En el texto de marzo del 2020, El capitalismo tiene sus límites, la teórica feminista advirtió que, si bien en principio uno podría creer que el virus es “democrático” por no hacer distinción entre personas para hospedarse en ellas ‒pues al SARS-Cov-2 poco le importó la nacionalidad y pasó por encima de otras ficticias fronteras, como esa de la clase social‒, no debía pasarnos por alto que la no discriminación del virus pronto se encontraría con la discriminación y disparidad de nuestros mundos: la exposición al contagio dependería de que las personas pudieran o no, por ejemplo, hacer cuarentena y trabajar desde casa, o bien, poder acceder a servicios de salud en caso de contagio, y, en aquella prospectiva del futuro en que mucho se especulaba sobre el desarrollo de la vacuna, la sobrevivencia estribaría en el que las personas tuvieran dinero para pagar por inocularse.

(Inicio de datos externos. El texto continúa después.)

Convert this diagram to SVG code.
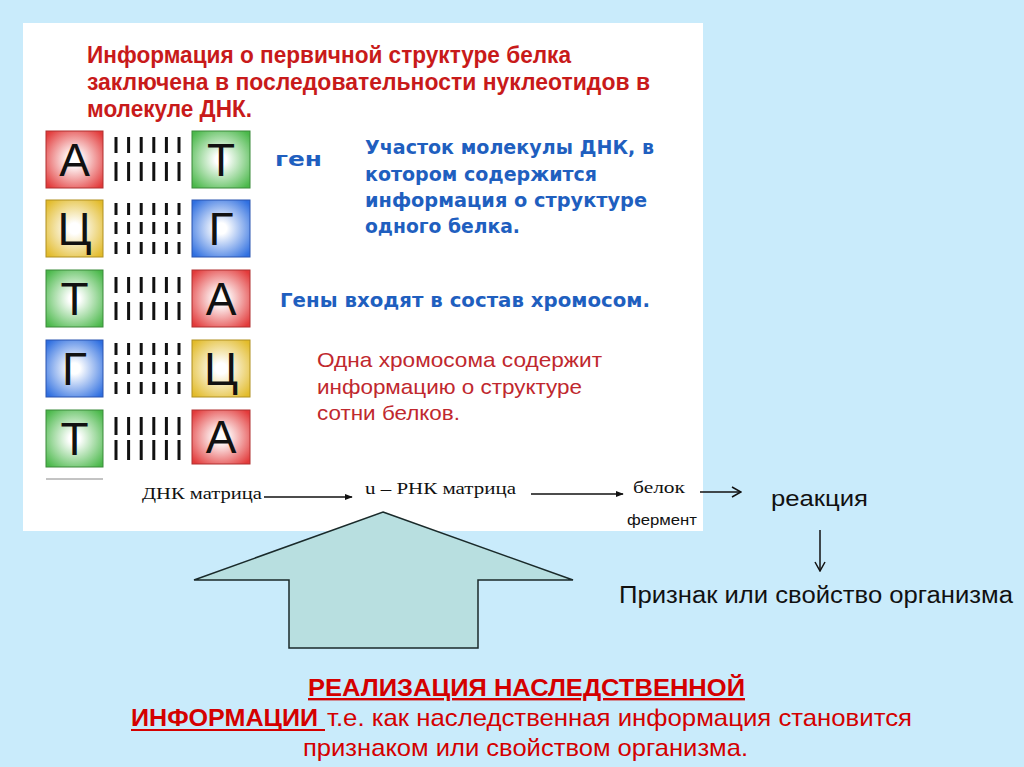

El virus no discrimina, pero nuestras sociedades sí y esto hizo de hecho toda la diferencia. Butler señalaba, por ejemplo, lo problemático que era para Estados Unidos el no contar con servicios de salud pública y el que los sectores privados se vieran rápidamente rebasados por la contingencia, ¿qué hay detrás del hecho de que servicios básicos como el de salud se hallen en manos de los capitales privados? Un interés económico y político, qué duda cabe, el problema de este paradigma neoliberalista es que no hay forma en la que todos podamos pagar por un servicio de salud y son precisamente las vidas que no tienen acceso a éste y otros servicios, las que se encuentran constantemente precarizadas. La pandemia no ha hecho sino arreciar las inequidades y desigualdades del mundo contemporáneo, no obstante, el deseo de nuestra filósofa, compartido por el rockstar esloveno y el popularísimo surcoreano, de movilizarnos hacia la creación de sociedades más justas se asemeja cada vez más a la agotada luz que anuncia el ocaso.